◆ **Supplied data**
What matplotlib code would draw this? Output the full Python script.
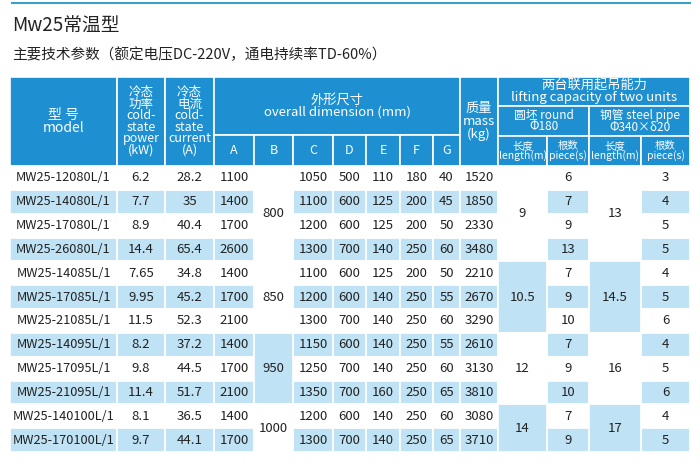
import matplotlib
matplotlib.use("Agg")
import matplotlib.pyplot as plt
from matplotlib.patches import Rectangle

plt.rcParams['font.family'] = ['Noto Sans CJK SC', 'DejaVu Sans']

title = "Mw25常温型"
subtitle = "主要技术参数（额定电压DC-220V，通电持续率TD-60%）"
models = ["MW25-12080L/1","MW25-14080L/1","MW25-17080L/1","MW25-26080L/1",
          "MW25-14085L/1","MW25-17085L/1","MW25-21085L/1",
          "MW25-14095L/1","MW25-17095L/1","MW25-21095L/1",
          "MW25-140100L/1","MW25-170100L/1"]
power = ["6.2","7.7","8.9","14.4","7.65","9.95","11.5","8.2","9.8","11.4","8.1","9.7"]
current = ["28.2","35","40.4","65.4","34.8","45.2","52.3","37.2","44.5","51.7","36.5","44.1"]
dimA = [1100,1400,1700,2600,1400,1700,2100,1400,1700,2100,1400,1700]
dimC = [1050,1100,1200,1300,1100,1200,1300,1150,1250,1350,1200,1300]
dimD = [500,600,600,700,600,600,700,600,700,700,600,700]
dimE = [110,125,125,140,125,140,140,140,140,160,140,140]
dimF = [180,200,200,250,200,250,250,250,250,250,250,250]
dimG = [40,45,50,60,50,55,60,55,60,65,60,65]
mass = [1520,1850,2330,3480,2210,2670,3290,2610,3130,3810,3080,3710]
round_pieces = [6,7,9,13,7,9,10,7,9,10,7,9]
steel_pieces = [3,4,5,5,4,5,6,4,5,6,4,5]
groups = [4,3,3,2]
dimB = ["800","850","950","1000"]
round_len = ["9","10.5","12","14"]
steel_len = ["13","14.5","16","17"]

W, H = 700, 463
fig = plt.figure(figsize=(7, 4.63), dpi=100)
ax = fig.add_axes([0, 0, 1, 1])
ax.set_xlim(0, W); ax.set_ylim(H, 0); ax.axis('off')

HB = "#1e90d2"; LB = "#bfe2f5"; WHITE = "white"
ax.plot([12, 690], [3, 3], color="#3aa0c8", lw=1.5)
ax.text(12, 26, title, fontsize=13.5, va='center', color="#222")
ax.text(12, 55, subtitle, fontsize=10.5, va='center', color="#222")

xs = [10, 117, 165, 214, 254, 293, 333, 366, 400, 433, 460, 498, 547, 589, 641, 690]
top, hsplit, hbot = 77, 135, 166
rh = (452 - hbot) / 12.0

def cell(x0, x1, y0, y1, fc, txt="", tc="#222", fs=9.5, ls=0.95):
    ax.add_patch(Rectangle((x0, y0), x1 - x0, y1 - y0, fc=fc, ec="white", lw=1.2))
    if txt:
        ax.text((x0 + x1) / 2, (y0 + y1) / 2, txt, ha='center', va='center',
                fontsize=fs, color=tc, linespacing=ls)

hw = dict(tc="white", fs=9)
cell(xs[0], xs[1], top, hbot, HB, "型 号\nmodel", tc="white", fs=10)
cell(xs[1], xs[2], top, hbot, HB, "冷态\n功率\ncold-\nstate\npower\n(kW)", tc="white", fs=9, ls=0.85)
cell(xs[2], xs[3], top, hbot, HB, "冷态\n电流\ncold-\nstate\ncurrent\n(A)", tc="white", fs=9, ls=0.85)
cell(xs[3], xs[10], top, hsplit, HB, "外形尺寸\noverall dimension (mm)", tc="white", fs=9.5)
for i, l in enumerate("ABCDEFG"):
    cell(xs[3 + i], xs[4 + i], hsplit, hbot, HB, l, **hw)
cell(xs[10], xs[11], top, hbot, HB, "质量\nmass\n(kg)", tc="white", fs=9.5)
cell(xs[11], xs[15], top, 106, HB, "两台联用起吊能力\nlifting capacity of two units", tc="white", fs=9.5, ls=0.9)
cell(xs[11], xs[13], 106, 136, HB, "圆坯 round\nΦ180", tc="white", fs=8.5, ls=0.9)
cell(xs[13], xs[15], 106, 136, HB, "钢管 steel pipe\nΦ340×δ20", tc="white", fs=8.5, ls=0.9)
for i, l in enumerate(["长度\nlength(m)", "根数\npiece(s)", "长度\nlength(m)", "根数\npiece(s)"]):
    cell(xs[11 + i], xs[12 + i], 136, hbot, HB, l, tc="white", fs=7.5, ls=0.9)

for r in range(12):
    y0 = hbot + r * rh; y1 = y0 + rh
    fc = WHITE if r % 2 == 0 else LB
    vals = {0: models[r], 1: power[r], 2: current[r], 3: str(dimA[r]), 5: str(dimC[r]),
            6: str(dimD[r]), 7: str(dimE[r]), 8: str(dimF[r]), 9: str(dimG[r]),
            10: str(mass[r]), 12: str(round_pieces[r]), 14: str(steel_pieces[r])}
    for c, t in vals.items():
        cell(xs[c], xs[c + 1], y0, y1, fc, t, fs=9.5 if c else 9.2)

start = 0
bcols = [WHITE, WHITE, LB, WHITE]
lcols = [WHITE, LB, WHITE, LB]
for g, n in enumerate(groups):
    y0 = hbot + start * rh; y1 = y0 + n * rh
    cell(xs[4], xs[5], y0, y1, bcols[g], dimB[g])
    cell(xs[11], xs[12], y0, y1, lcols[g], round_len[g])
    cell(xs[13], xs[14], y0, y1, lcols[g], steel_len[g])
    start += n

fig.savefig("out.png", dpi=100)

◆ **Stated problem**
Your task is to reproduce exactly the lines from the start of the data above through the line containing "plt.rcParams['font.family'] = ['Noto", leaving every picture out.

◆ **Response to the exercise**
What matplotlib code would draw this? Output the full Python script.
import matplotlib
matplotlib.use("Agg")
import matplotlib.pyplot as plt
from matplotlib.patches import Rectangle

plt.rcParams['font.family'] = ['Noto Sans CJK SC', 'DejaVu Sans']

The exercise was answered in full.